L'abattoir de Villejuif vu en 1853
Extrait de "Histoire de Paris depuis son origine jusqu'à nos jours, offrant la description de ses accroissements successifs, de ses curiosités, de ses monuments... complétée par une revue pittoresque et détaillée des palais, châteaux et maisons de plaisance dans un rayon de 60 kilomètres, par B. R..."
On arrive à la barrière d'Italie par le boulevard de l'Hôpital et par la rue de Fontainebleau, à laquelle les habitants du 12e arrondissement ont conservé son ancien nom de Mouffetard. Dans le voisinage de cette barrière, mais en deçà des murs, s'élève la manufacture nationale dite des Gobelins, établissement de premier ordre entre les grandes créations industrielles.

Photographie de Pierre Emonts ou Emonds - 1898
CC0 Paris Musées / Musée Carnavalet
Sur le boulevard s'ouvre le vaste abattoir de Villejuif, qui alimente de viande tous les étaux de la rive gauche, et peuple de mouches tous les environs.
À chaque instant on y conduit des troupeaux de bœufs, et il n'est pas toujours sûr pour les piétons de se trouver sur leur passage. Les tanneries de Saleron, des fonderies de suif à chaque pas, des cheminées gigantesques qui versent dans l'atmosphère les fumées du charbon de terre, des ruisseaux infects où croupissent des eaux de savon, d'incessantes exhalaisons de détritus d'animaux, tout concourt à éloigner de ce quartier les personnes que leur profession ne condamne pas à respirer cet amalgame de miasmes putrides.
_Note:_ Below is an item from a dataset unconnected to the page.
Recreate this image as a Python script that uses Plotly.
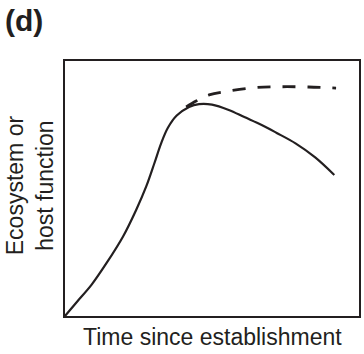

Aussi n'a-t-il pour habitants que ceux qui veulent de grands espaces à bon marché ; des équarrisseurs, des corroyeurs, des mégissiers, des tanneurs, des marchands de mottes à brûler, des cordiers, des marchands de chevaux, des blanchisseurs, des nourrisseurs, et un certain nombre de jardiniers fleuristes, dont les orangeries exhalent en pure perte des parfums inaperçus. Aussi combien, à sa dernière apparition, le choléra a fait de victimes dans ces lieux où les lois d'une hygiène salutaire ont été, de tout temps, méconnues !
C'est à partir de cette région du faubourg Saint-Marceau jusqu'aux environs de la place Maubert, que l'on remarque le plus triste rabougrissement de la population parisienne ; là l'étiolement est presque général au sein d'une multitude des plus misérables, des plus laborieuses, des plus dégoûtamment nourries, mais pourtant des plus pullulantes, des plus grouillantes surtout : à certaines heures et à certains jours, hommes, femmes, enfants, semblent sortir d'entre les pavés.
C'est dans ce singulier pays que s'amoncèlent et s'emmagasinent les os dérobés aux chiens dans les immondices de la capitale, les vieux haillons destinés à la papeterie, les peaux de lapins pour la ganterie et autres usages, enfin mille ordures d'où le travail, aidé de la science, extraira plus d'or que n'en contiennent les mines trop problématiques de la Californie.